The exercise:
Retype the opening lines of the listing below, ending with the line that contains "import plotly.graph_objects as go", and leave out any pictures.
-- START Information supplied --
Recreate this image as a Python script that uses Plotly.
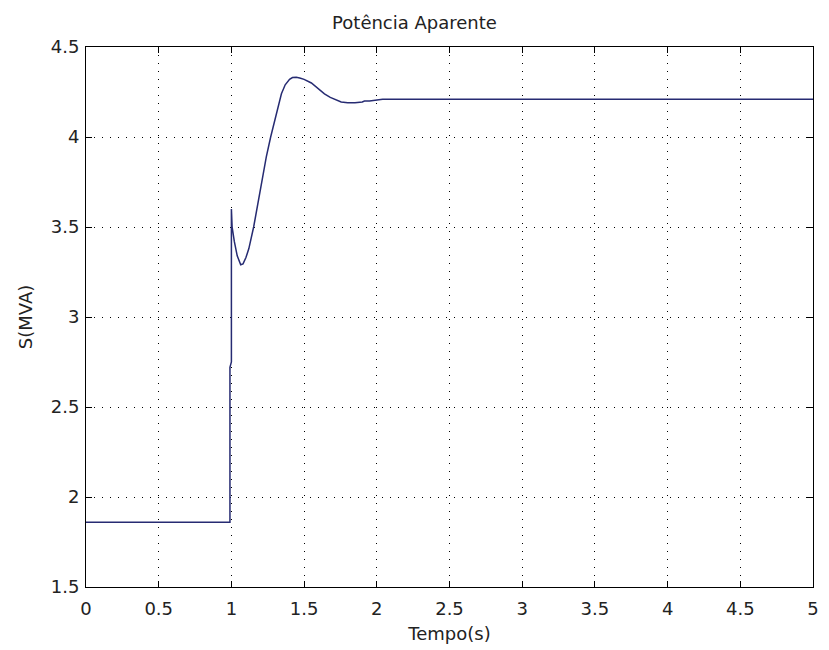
import plotly.graph_objects as go

# Time (s) and apparent power S (MVA)
tempo = [0.0, 0.5, 0.99, 0.99, 1.0, 1.0, 1.005, 1.02, 1.04, 1.064, 1.08, 1.10,
         1.12, 1.153, 1.18, 1.21, 1.24, 1.27, 1.30, 1.32, 1.344, 1.37, 1.40,
         1.42, 1.446, 1.47, 1.50, 1.55, 1.60, 1.64, 1.68, 1.71, 1.755, 1.80,
         1.85, 1.90, 1.915, 1.95, 2.04, 2.5, 3.0, 4.0, 5.0]
s_mva = [1.86, 1.86, 1.86, 2.72, 2.75, 3.60, 3.50, 3.42, 3.34, 3.29, 3.295, 3.33,
         3.38, 3.50, 3.62, 3.76, 3.89, 4.00, 4.10, 4.17, 4.24, 4.29, 4.32,
         4.33, 4.332, 4.328, 4.32, 4.30, 4.265, 4.24, 4.22, 4.21, 4.195, 4.19,
         4.19, 4.195, 4.20, 4.20, 4.21, 4.21, 4.21, 4.21, 4.21]

x_ticks = [0, 0.5, 1, 1.5, 2, 2.5, 3, 3.5, 4, 4.5, 5]
x_ticklabels = ["0", "0.5", "1", "1.5", "2", "2.5", "3", "3.5", "4", "4.5", "5"]
y_ticks = [1.5, 2, 2.5, 3, 3.5, 4, 4.5]
y_ticklabels = ["1.5", "2", "2.5", "3", "3.5", "4", "4.5"]

font_family = "DejaVu Sans, sans-serif"
txt_color = "#222"

fig = go.Figure()
fig.add_trace(go.Scatter(x=tempo, y=s_mva, mode="lines",
                         line=dict(color="#262b72", width=1.5),
                         showlegend=False, hoverinfo="skip"))

axis_common = dict(showline=True, linecolor="black", linewidth=1, mirror="ticks",
                   ticks="inside", ticklen=6, tickcolor="black",
                   showgrid=True, gridcolor="black", gridwidth=1,
                   griddash="1px,7px",
                   zeroline=False,
                   tickfont=dict(family=font_family, size=18, color=txt_color))

fig.update_xaxes(range=[0, 5], tickvals=x_ticks, ticktext=x_ticklabels,
                 ticklabelstandoff=5,
                 title=dict(text="Tempo(s)", standoff=9,
                            font=dict(family=font_family, size=18, color=txt_color)),
                 **axis_common)
fig.update_yaxes(range=[1.5, 4.5], tickvals=y_ticks, ticktext=y_ticklabels,
                 ticklabelstandoff=2,
                 title=dict(text="S(MVA)", standoff=13,
                            font=dict(family=font_family, size=18, color=txt_color)),
                 **axis_common)

fig.update_layout(
    width=829, height=650,
    margin=dict(l=86, r=10, t=47, b=61),
    paper_bgcolor="white", plot_bgcolor="white",
    title=dict(text="Potência Aparente", x=0.5, xanchor="center",
               y=1 - 23 / 650, yanchor="middle",
               font=dict(family=font_family, size=18, color=txt_color)),
)

fig.write_html("out.html")
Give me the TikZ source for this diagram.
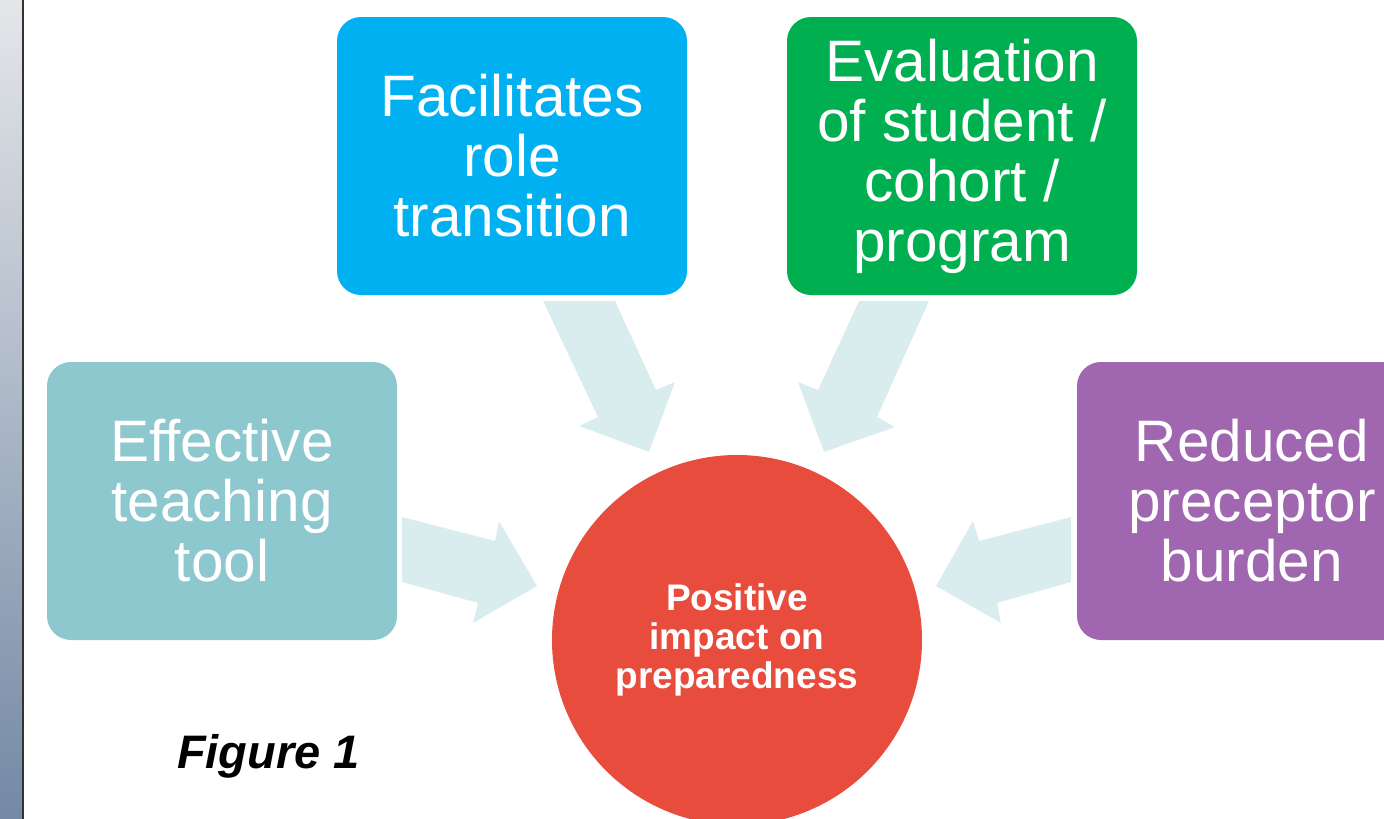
\documentclass[tikz,border=0pt]{standalone}
\usepackage{fontspec}
\setmainfont{Liberation Sans}
\begin{document}
\definecolor{tealbox}{HTML}{8DC8CF}
\definecolor{bluebox}{HTML}{00B0F0}
\definecolor{greenbox}{HTML}{00B050}
\definecolor{purplebox}{HTML}{A066B0}
\definecolor{hub}{HTML}{E74C3C}
\definecolor{flow}{HTML}{DAEDEE}
\definecolor{bartop}{HTML}{E4E6E9}
\definecolor{barbot}{HTML}{7489A5}
\begin{tikzpicture}[x=1pt,y=-1pt,
  card/.style={rectangle,rounded corners=24pt,minimum width=350pt,minimum height=278pt,
    inner sep=0pt,text=white,align=center,font=\fontsize{58.5}{60}\selectfont},
  hubnode/.style={circle,fill=hub,minimum size=370pt,inner sep=0pt,text=white,align=center,
    font=\fontsize{37}{39}\selectfont\bfseries},
  flowarrow/.style={fill=flow,draw=none}]
\useasboundingbox (0,0) rectangle (1384,819);
\clip (0,0) rectangle (1384,819);
% side bar
\shade[top color=bartop,bottom color=barbot] (0,0) rectangle (22,819);
\fill[black!80] (22,0) rectangle (24,819);
% block arrows
\fill[flowarrow] (402,517) -- (495,541) -- (499,521) -- (537,586) -- (473,623) -- (478,603) -- (402,582) -- cycle;
\fill[flowarrow] (1071,517) -- (979,541) -- (973,521) -- (936,586) -- (1001,623) -- (997,603) -- (1071,582) -- cycle;
\fill[flowarrow] (543,301) -- (615,301) -- (656,390) -- (675,382) -- (649,452) -- (579,426) -- (598,417) -- cycle;
\fill[flowarrow] (929,301) -- (859,301) -- (818,390) -- (798,382) -- (824,452) -- (895,427) -- (877,417) -- cycle;
% boxes
\node[card,fill=tealbox] (teach) at (222,501) {Effective\\teaching\\tool};
\node[card,fill=bluebox] (role) at (512,156) {Facilitates\\role\\transition};
\node[card,fill=greenbox] (eval) at (962,156) {Evaluation\\of student /\\cohort /\\program};
\node[card,fill=purplebox] (burden) at (1252,501) {Reduced\\preceptor\\burden};
% centre
\node[hubnode] (impact) at (737,640) {Positive\\impact on\\preparedness};
% caption
\node[font=\fontsize{47}{52}\selectfont\bfseries\itshape,inner sep=0pt] (caption) at (268.5,756) {Figure 1};
\end{tikzpicture}
\end{document}
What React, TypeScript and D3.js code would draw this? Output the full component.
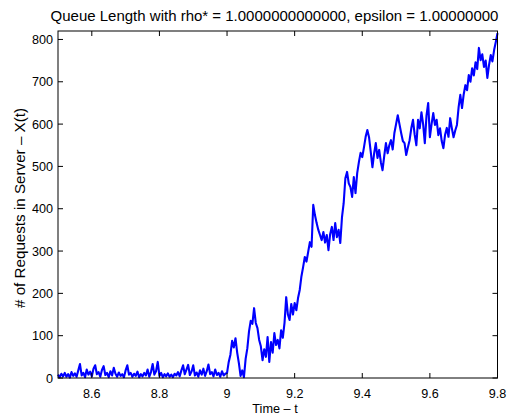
import * as d3 from 'd3';
import React, { useRef, useEffect } from 'react';

// sampling of the time axis
const T_START = 8.5;
const T_STEP = 0.005;

// queue length before the jump at t = 9 (8.500 .. 8.995)
const idleQueue = [
  8, 2, 10, 4, 12, 3, 9, 1, 14, 5,
  11, 3, 18, 33, 6, 12, 2, 20, 8, 15,
  4, 22, 30, 9, 14, 3, 19, 28, 7, 12,
  2, 16, 6, 24, 10, 3, 13, 5, 9, 2,
  18, 30, 8, 12, 3, 10, 5, 15, 2, 9,
  4, 12, 6, 20, 3, 14, 33, 8, 16, 38,
  5, 12, 2, 9, 4, 11, 3, 8, 2, 10,
  6, 14, 4, 18, 30, 9, 20, 31, 7, 15,
  30, 6, 13, 3, 18, 8, 22, 5, 16, 32,
  9, 14, 4, 20, 7, 12, 3, 16, 6, 10,
];

// queue length after t = 9 (9.000 .. 9.800)
const busyQueue = [
  12, 38, 55, 88, 72, 94, 60, 35, 5, 18,
  2, 45, 70, 110, 135, 128, 165, 130, 118, 90,
  75, 42, 68, 50, 97, 38, 85, 60, 106, 78,
  90, 70, 113, 95, 130, 191, 150, 137, 175, 150,
  177, 160, 189, 208, 240, 262, 286, 275, 298, 321,
  310, 409, 385, 366, 350, 338, 326, 345, 320, 338,
  302, 340, 357, 326, 366, 333, 350, 319, 380, 413,
  472, 487, 460, 451, 428, 475, 437, 484, 510, 532,
  522, 545, 570, 586, 569, 535, 498, 530, 555, 520,
  539, 510, 491, 525, 555, 531, 550, 562, 540, 579,
  600, 621, 600, 579, 560, 555, 527, 545, 562, 590,
  610, 575, 550, 610, 590, 628, 600, 555, 620, 650,
  569, 600, 626, 598, 610, 574, 590, 560, 543, 575,
  591, 570, 614, 590, 569, 585, 598, 640, 669, 638,
  670, 692, 680, 716, 700, 732, 715, 746, 730, 780,
  751, 765, 735, 750, 709, 740, 763, 748, 775, 794,
  815,
];

const xTicks = [8.6, 8.8, 9, 9.2, 9.4, 9.6, 9.8];
const yTicks = [0, 100, 200, 300, 400, 500, 600, 700, 800];

const W = 530;
const H = 418;
const margin = { top: 31, right: 32.5, bottom: 40, left: 58 };
const FONT = "'Liberation Sans', Arial, Helvetica, sans-serif";

function App() {
  const ref = useRef<SVGSVGElement>(null);

  useEffect(() => {
    const svg = d3.select(ref.current);
    svg.selectAll('*').remove();

    const w = W - margin.left - margin.right;
    const h = H - margin.top - margin.bottom;

    const queue = idleQueue.concat(busyQueue);
    const data = queue.map((v, i) => ({ t: T_START + i * T_STEP, v }));

    const x = d3.scaleLinear().domain([8.5, 9.8]).range([0, w]);
    const y = d3.scaleLinear().domain([0, 820]).range([h, 0]);

    const g = svg.append('g')
      .attr('transform', `translate(${margin.left},${margin.top})`);

    // data line
    const line = d3.line<{ t: number; v: number }>()
      .x(d => x(d.t))
      .y(d => y(d.v));

    g.append('path')
      .datum(data)
      .attr('d', line)
      .attr('fill', 'none')
      .attr('stroke', '#0000ff')
      .attr('stroke-width', 2.1)
      .attr('stroke-linejoin', 'round');

    // box
    g.append('rect')
      .attr('x', 0).attr('y', 0)
      .attr('width', w).attr('height', h)
      .attr('fill', 'none')
      .attr('stroke', '#000')
      .attr('stroke-width', 1);

    const tl = 5;
    // x ticks, bottom and top, pointing inwards
    xTicks.forEach(t => {
      const px = x(t);
      g.append('line').attr('x1', px).attr('x2', px).attr('y1', h).attr('y2', h - tl)
        .attr('stroke', '#000');
      g.append('line').attr('x1', px).attr('x2', px).attr('y1', 0).attr('y2', tl)
        .attr('stroke', '#000');
      g.append('text')
        .attr('x', px).attr('y', h + 20)
        .attr('text-anchor', 'middle')
        .attr('font-family', FONT).attr('font-size', 12.6)
        .text(String(t));
    });

    // y ticks, left and right
    yTicks.forEach(v => {
      const py = y(v);
      g.append('line').attr('x1', 0).attr('x2', tl).attr('y1', py).attr('y2', py)
        .attr('stroke', '#000');
      g.append('line').attr('x1', w).attr('x2', w - tl).attr('y1', py).attr('y2', py)
        .attr('stroke', '#000');
      g.append('text')
        .attr('x', -5).attr('y', py + 4.5)
        .attr('text-anchor', 'end')
        .attr('font-family', FONT).attr('font-size', 12.6)
        .text(String(v));
    });

    // labels
    svg.append('text')
      .attr('x', 274.5).attr('y', 20.5)
      .attr('text-anchor', 'middle')
      .attr('font-family', FONT).attr('font-size', 15)
      .text('Queue Length with rho* = 1.0000000000000, epsilon = 1.00000000');

    svg.append('text')
      .attr('x', 275).attr('y', 413)
      .attr('text-anchor', 'middle')
      .attr('font-family', FONT).attr('font-size', 12.7)
      .text('Time \u2013 t');

    svg.append('text')
      .attr('transform', 'translate(25,208) rotate(-90)')
      .attr('text-anchor', 'middle')
      .attr('font-family', FONT).attr('font-size', 15.2)
      .text('# of Requests in Server \u2013 X(t)');
  }, []);

  return (
    <svg ref={ref} width={W} height={H}
      style={{ position: 'absolute', left: 0, top: 0, background: '#fff' }} />
  );
}

export default App;
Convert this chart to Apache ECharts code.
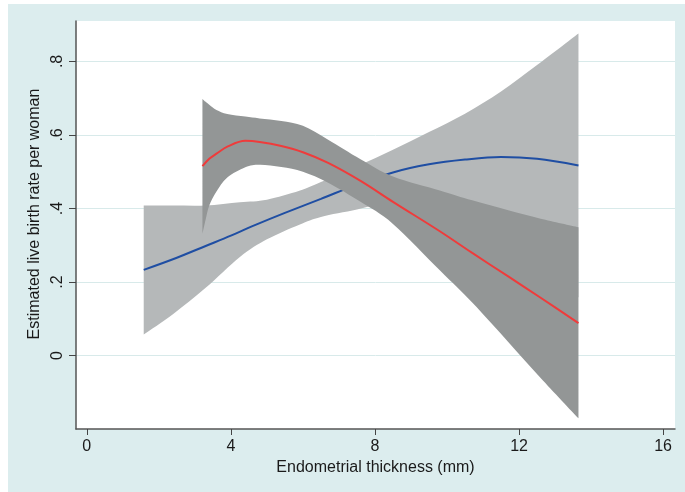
<!DOCTYPE html>
<html>
<head>
<meta charset="utf-8">
<script src="https://cdn.jsdelivr.net/npm/echarts@6/dist/echarts.min.js"></script>
<style>
  html, body { margin: 0; padding: 0; background: #ffffff; }
  #chart { width: 685px; height: 492px; }
</style>
</head>
<body>
<div id="chart"></div>
<script>
// Fit 1 (blue) with its confidence band
const fitAX = [1.58, 2.5, 3.3, 4.0, 4.7, 5.5, 6.5, 7.5, 8.5, 9.5, 10.5, 11.5, 12.5, 13.65];
const fitAY = [0.233, 0.266, 0.298, 0.326, 0.356, 0.388, 0.426, 0.465, 0.498, 0.520, 0.533, 0.540, 0.535, 0.517];
const bandAX = [1.58, 2.4, 3.3, 4.25, 5.0, 5.9, 6.5, 7.5, 8.5, 9.5, 10.5, 11.5, 12.5, 13.65];
const bandALo = [0.057, 0.113, 0.184, 0.268, 0.316, 0.356, 0.377, 0.397, 0.420, 0.430, 0.408, 0.362, 0.280, 0.158];
const bandAHi = [0.408, 0.408, 0.408, 0.417, 0.424, 0.448, 0.472, 0.515, 0.560, 0.608, 0.658, 0.718, 0.790, 0.876];

// Fit 2 (red) with its confidence band
const fitBX = [3.21, 3.4, 3.6, 3.9, 4.4, 4.8, 5.4, 6.0, 6.7, 7.6, 8.5, 9.8, 10.7, 11.7, 12.6, 13.65];
const fitBY = [0.515, 0.535, 0.549, 0.568, 0.584, 0.581, 0.570, 0.553, 0.524, 0.475, 0.418, 0.338, 0.279, 0.215, 0.157, 0.088];
const bandBX = [3.21, 3.3, 3.4, 3.6, 3.9, 4.4, 4.8, 5.4, 6.0, 6.7, 7.6, 8.5, 9.8, 10.7, 11.7, 12.6, 13.65];
const bandBLo = [0.331, 0.370, 0.408, 0.446, 0.484, 0.512, 0.519, 0.513, 0.500, 0.470, 0.418, 0.358, 0.232, 0.144, 0.037, -0.061, -0.171];
const bandBHi = [0.698, 0.690, 0.682, 0.668, 0.657, 0.650, 0.645, 0.638, 0.625, 0.587, 0.534, 0.487, 0.449, 0.422, 0.395, 0.372, 0.349];

// Axis ticks and labels
const xTicks = [0, 4, 8, 12, 16];
const yTicks = [0, 0.2, 0.4, 0.6, 0.8];
const yTickLabels = ['0', '.2', '.4', '.6', '.8'];

const FONT = '"Liberation Sans", Arial, sans-serif';

function pairs(xs, ys) {
  return xs.map((x, i) => [x, ys[i]]);
}

// Smooth curve through pixel points (Catmull-Rom as cubic Bezier segments)
function curveTo(pts, first) {
  let d = first ? 'M' + pts[0][0] + ' ' + pts[0][1] : 'L' + pts[0][0] + ' ' + pts[0][1];
  for (let i = 0; i < pts.length - 1; i++) {
    const p0 = pts[Math.max(i - 1, 0)];
    const p1 = pts[i];
    const p2 = pts[i + 1];
    const p3 = pts[Math.min(i + 2, pts.length - 1)];
    const c1x = p1[0] + (p2[0] - p0[0]) / 6;
    const c1y = p1[1] + (p2[1] - p0[1]) / 6;
    const c2x = p2[0] - (p3[0] - p1[0]) / 6;
    const c2y = p2[1] - (p3[1] - p1[1]) / 6;
    d += ' C' + c1x + ' ' + c1y + ' ' + c2x + ' ' + c2y + ' ' + p2[0] + ' ' + p2[1];
  }
  return d;
}

// Band as one closed shape: upper edge left-to-right, lower edge back
function bandSeries(xs, lo, hi, color, z) {
  return {
    type: 'custom',
    z: z,
    silent: true,
    clip: true,
    data: xs.map((x, i) => [x, lo[i], hi[i]]),
    encode: { x: 0, y: [1, 2] },
    renderItem: function (params, api) {
      if (params.dataIndex !== 0) return null;
      const top = xs.map((x, i) => api.coord([x, hi[i]]));
      const bottom = xs.map((x, i) => api.coord([x, lo[i]])).reverse();
      const d = curveTo(top, true) + ' ' + curveTo(bottom, false) + ' Z';
      return {
        type: 'path',
        shape: { pathData: d },
        style: { fill: color, stroke: null }
      };
    }
  };
}

function lineSeries(xs, ys, color, z) {
  return {
    type: 'line',
    z: z,
    data: pairs(xs, ys),
    smooth: 0.35,
    showSymbol: false,
    silent: true,
    lineStyle: { color: color, width: 2 }
  };
}

const chart = echarts.init(document.getElementById('chart'), null, { renderer: 'canvas' });

chart.setOption({
  animation: false,
  backgroundColor: 'transparent',
  graphic: [{
    type: 'rect',
    z: -10,
    silent: true,
    shape: { x: 8, y: 4, width: 677, height: 488 },
    style: { fill: '#dcedee' }
  }],
  grid: {
    left: 76, right: 10, top: 21, bottom: 63,
    show: true, backgroundColor: '#ffffff', borderWidth: 0
  },
  xAxis: {
    type: 'value',
    min: -0.3, max: 16.33,
    name: 'Endometrial thickness (mm)',
    nameLocation: 'middle',
    nameGap: 26,
    nameTextStyle: { fontFamily: FONT, fontSize: 16, color: '#1a1a1a' },
    axisLine: { show: true, onZero: false, lineStyle: { color: '#555555', width: 1.5 } },
    axisTick: { show: true, inside: false, length: 6, customValues: xTicks, lineStyle: { color: '#444444', width: 1 } },
    axisLabel: { customValues: xTicks, margin: 10, fontFamily: FONT, fontSize: 16, color: '#1a1a1a' },
    splitLine: { show: false }
  },
  yAxis: {
    type: 'value',
    min: -0.2, max: 0.91, interval: 0.2,
    name: 'Estimated live birth rate per woman',
    nameLocation: 'middle',
    nameGap: 30,
    nameTextStyle: { fontFamily: FONT, fontSize: 16, color: '#1a1a1a', padding: [0, 0, 0, 22] },
    axisLine: { show: true, onZero: false, lineStyle: { color: '#555555', width: 1.5 } },
    axisTick: { show: true, inside: false, length: 7, customValues: yTicks, lineStyle: { color: '#444444', width: 1 } },
    axisLabel: {
      customValues: yTicks,
      rotate: 90,
      margin: 10,
      fontFamily: FONT, fontSize: 16, color: '#1a1a1a',
      formatter: function (v) {
        const i = yTicks.findIndex(t => Math.abs(t - v) < 1e-9);
        return i >= 0 ? yTickLabels[i] : '';
      }
    },
    splitLine: { show: true, lineStyle: { color: '#d8eaea', width: 1 } }
  },
  series: [
    bandSeries(bandAX, bandALo, bandAHi, '#b5b8b9', 1),
    lineSeries(fitAX, fitAY, '#1f4ea3', 2),
    bandSeries(bandBX, bandBLo, bandBHi, '#939696', 3),
    lineSeries(fitBX, fitBY, '#ef3b3b', 4)
  ]
});
</script>
</body>
</html>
-- END Information supplied --
Answer to the task:
Recreate this image as a Python script that uses Plotly.
import plotly.graph_objects as go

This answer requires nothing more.